A project aimed at accelerating the use of hemp as a biorefinery crop is among 24 sustainability initiatives that have received funding from the UK government.
The project, HEMP-30, being led by the University of York, was awarded £200,000 ($276,000) from a total £4 million ($5.5 million) granted under the Biomass Feedstocks Innovation Programme, which aims to increase biomass production that can be used for green energy. The biomass program is part of the Department for Business, Energy and Industrial Strategy’s £1bn Net Zero Innovation Portfolio.
The program is being run in two phases; in the initial phase, projects receive funding to produce innovative project plans; successful projects are then funded to commercialize their initiatives.
Addressing climate change
“Working to develop new and greener types of fuel like biomass is an important part of building the diverse and green energy mix that we will need to achieve our climate change targets,” said Energy Minister Lord Callanan.

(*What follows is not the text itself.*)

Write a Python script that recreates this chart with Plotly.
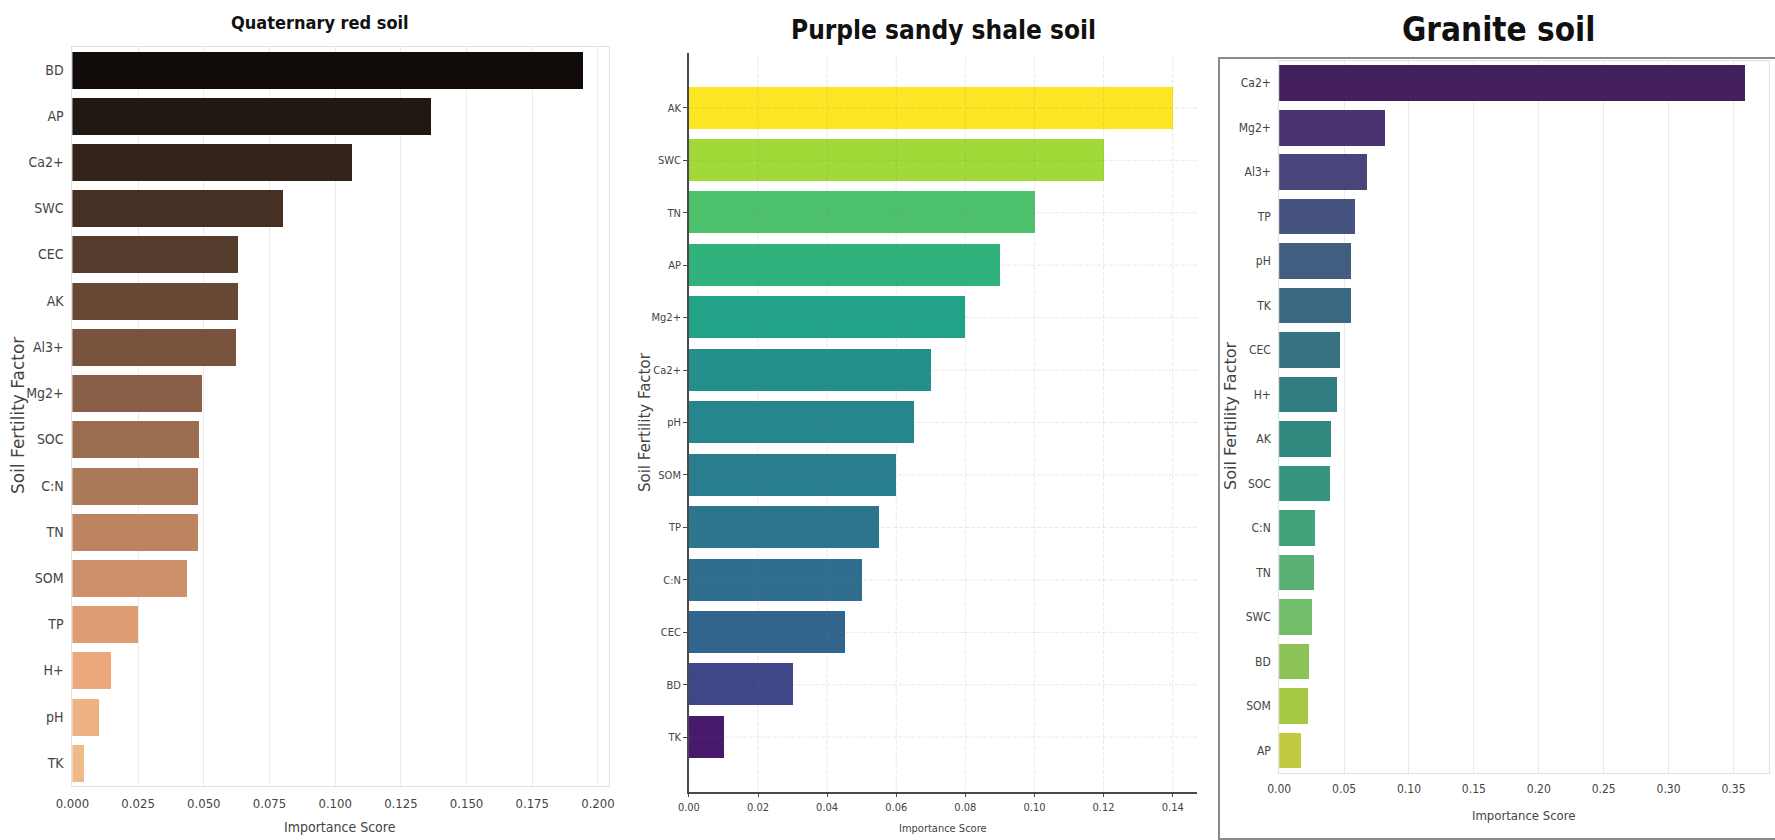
import colorsys
import numpy as np
import plotly.graph_objects as go
from plotly.colors import sample_colorscale, unlabel_rgb

W, H = 1775, 840

# ---- data -------------------------------------------------------------
# Quaternary red soil
qrs_factors = ["BD", "AP", "Ca2+", "SWC", "CEC", "AK", "Al3+", "Mg2+",
               "SOC", "C:N", "TN", "SOM", "TP", "H+", "pH", "TK"]
qrs_scores = [0.1943, 0.1367, 0.1067, 0.0803, 0.0633, 0.0632, 0.0624, 0.0494,
              0.0484, 0.0479, 0.0479, 0.0439, 0.0250, 0.0148, 0.0104, 0.0044]

# Purple sandy shale soil
pss_factors = ["AK", "SWC", "TN", "AP", "Mg2+", "Ca2+", "pH", "SOM",
               "TP", "C:N", "CEC", "BD", "TK"]
pss_scores = [0.14, 0.12, 0.10, 0.09, 0.08, 0.07, 0.065, 0.06,
              0.055, 0.05, 0.045, 0.03, 0.01]

# Granite soil
gs_factors = ["Ca2+", "Mg2+", "Al3+", "TP", "pH", "TK", "CEC", "H+",
              "AK", "SOC", "C:N", "TN", "SWC", "BD", "SOM", "AP"]
gs_scores = [0.3594, 0.0819, 0.0677, 0.0586, 0.0558, 0.0556, 0.0472, 0.0447,
             0.0402, 0.0391, 0.0280, 0.0266, 0.0253, 0.0233, 0.0222, 0.0172]

panel_titles = ["Quaternary red soil", "Purple sandy shale soil", "Granite soil"]
x_title = "Importance Score"
y_title = "Soil Fertility Factor"

# ---- colour helpers ------------------------------------------------------
def copper(x):
    return (min(1.0, x / 0.809524), 0.7812 * x, 0.4975 * x)

def desaturate(rgb, prop=0.75):
    h, l, s = colorsys.rgb_to_hls(*rgb)
    return colorsys.hls_to_rgb(h, l, s * prop)

def css(rgb):
    return "rgb({:.0f},{:.0f},{:.0f})".format(*(255 * c for c in rgb))

def positions(n):
    return [(i + 1) / (n + 1) for i in range(n)]

qrs_colors = [css(desaturate(copper(p))) for p in positions(len(qrs_factors))]
gs_colors = [css(desaturate(tuple(c / 255 for c in unlabel_rgb(s))))
             for s in sample_colorscale("Viridis", positions(len(gs_factors)))]

NARROW = "DejaVu Sans Condensed, DejaVu Sans, sans-serif"
PLAIN = "DejaVu Sans, sans-serif"
TXT = "#444444"

def px_x(v):
    return v / W

def px_y(v):
    return 1 - v / H

fig = go.Figure()

fig.add_trace(go.Bar(x=qrs_scores, y=qrs_factors, orientation="h", width=0.8,
                     marker=dict(color=qrs_colors, line=dict(width=0)),
                     xaxis="x", yaxis="y", showlegend=False))
fig.add_trace(go.Bar(x=pss_scores, y=pss_factors, orientation="h", width=0.8,
                     marker=dict(color=pss_scores, colorscale="Viridis",
                                 cmin=0, cmax=max(pss_scores), line=dict(width=0)),
                     xaxis="x2", yaxis="y2", showlegend=False))
fig.add_trace(go.Bar(x=gs_scores, y=gs_factors, orientation="h", width=0.8,
                     marker=dict(color=gs_colors, line=dict(width=0)),
                     xaxis="x3", yaxis="y3", showlegend=False))

light_frame = dict(showline=True, mirror=True, linecolor="#e2e2e2", linewidth=1,
                   zeroline=False, automargin=False)
dark_spine = dict(showgrid=False, zeroline=False, automargin=False,
                  showline=True, linecolor="#4a4a4a", linewidth=1.5,
                  ticks="outside", ticklen=4, tickcolor="#4a4a4a", tickwidth=1)

n2 = len(pss_factors)
pad2 = 0.05 * (n2 - 1 + 0.8)
y2_range = [n2 - 1 + 0.4 + pad2, -0.4 - pad2]

fig.update_layout(
    width=W, height=H, margin=dict(l=0, r=0, t=0, b=0),
    paper_bgcolor="white", plot_bgcolor="white", bargap=0,
    xaxis=dict(domain=[px_x(72.4), px_x(608.5)], anchor="y",
               range=[0, max(qrs_scores) * 1.05], dtick=0.025, tick0=0,
               tickformat=".3f", showgrid=True, gridcolor="#ebebeb",
               ticks="", ticklabelstandoff=5,
               tickfont=dict(family=NARROW, size=13, color=TXT), **light_frame),
    yaxis=dict(domain=[px_y(786), px_y(46.6)], anchor="x",
               categoryorder="array", categoryarray=qrs_factors,
               autorange="reversed", showgrid=False, ticks="",
               ticklabelstandoff=5,
               tickfont=dict(family=NARROW, size=14, color=TXT), **light_frame),
    xaxis2=dict(domain=[px_x(688.9), px_x(1196.9)], anchor="y2",
                range=[0, max(pss_scores) * 1.05], dtick=0.02, tick0=0,
                tickformat=".2f", tickfont=dict(family=NARROW, size=11, color=TXT),
                **dark_spine),
    yaxis2=dict(domain=[px_y(791.7), px_y(53.3)], anchor="x2",
                categoryorder="array", categoryarray=pss_factors,
                range=y2_range, tickfont=dict(family=NARROW, size=11, color=TXT),
                **dark_spine),
    xaxis3=dict(domain=[px_x(1279.2), px_x(1769)], anchor="y3",
                range=[0, max(gs_scores) * 1.05], dtick=0.05, tick0=0,
                tickformat=".2f", showgrid=True, gridcolor="#ebebeb",
                ticks="", ticklabelstandoff=5,
                tickfont=dict(family=NARROW, size=12, color=TXT), **light_frame),
    yaxis3=dict(domain=[px_y(772.7), px_y(61)], anchor="x3",
                categoryorder="array", categoryarray=gs_factors,
                autorange="reversed", showgrid=False, ticks="",
                ticklabelstandoff=5,
                tickfont=dict(family=NARROW, size=12, color=TXT), **light_frame),
)

# grid of the middle panel, drawn over the bars
grid_line = dict(color="rgba(128,128,128,0.18)", width=1, dash="4px,2px")
for t in np.arange(0, max(pss_scores) * 1.05, 0.02):
    fig.add_shape(type="line", xref="x2", yref="y2 domain", x0=t, x1=t, y0=0, y1=1,
                  line=grid_line, layer="above")
for f in pss_factors:
    fig.add_shape(type="line", xref="x2 domain", yref="y2", x0=0, x1=1, y0=f, y1=f,
                  line=grid_line, layer="above")

# frame around the granite panel
fig.add_shape(type="rect", xref="paper", yref="paper",
              x0=px_x(1219), x1=1.01, y0=px_y(839), y1=px_y(58),
              line=dict(color="#8a8a8a", width=2), layer="above")

# panel titles
for text, xc, yc, size in [(panel_titles[0], 320, 22, 18),
                           (panel_titles[1], 943, 30, 26),
                           (panel_titles[2], 1498, 30, 33)]:
    fig.add_annotation(text=text, x=px_x(xc), y=px_y(yc), xref="paper", yref="paper",
                       xanchor="center", yanchor="middle", showarrow=False,
                       font=dict(family=NARROW, size=size, color="#111111", weight=700))

# axis titles
for xc, yc, size in [(340, 827, 14), (943, 828, 11), (1523.5, 815, 13)]:
    fig.add_annotation(text=x_title, x=px_x(xc), y=px_y(yc), xref="paper", yref="paper",
                       xanchor="center", yanchor="middle", showarrow=False,
                       font=dict(family=NARROW, size=size, color=TXT))
for xc, yc, size in [(18, 416, 17), (645, 422, 15), (1230, 416, 16)]:
    fig.add_annotation(text=y_title, x=px_x(xc), y=px_y(yc), xref="paper", yref="paper",
                       xanchor="center", yanchor="middle", showarrow=False,
                       textangle=-90, font=dict(family=PLAIN, size=size, color=TXT))

fig.write_html("out.html")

“We are backing UK innovators to ensure we have a homegrown supply of biomass materials, which is part of our wider plans to continue driving down carbon emissions as we build back greener,” Callanan said
In addition to HEMP-30, notable projects that received funding are:
Green Fuels Research, a project to produce algae for biomass from brewery and dairy wastewater.
Phycofoods, which would use whisky byproducts to enhance microalgael biomass.
BioFIND, a project to design and plan a UK-wide multi-site demonstration platform for biomass feedstock production.
The UK Government is expected to publish its strategy next year outlining how biomass can best be used to help meet net zero targets.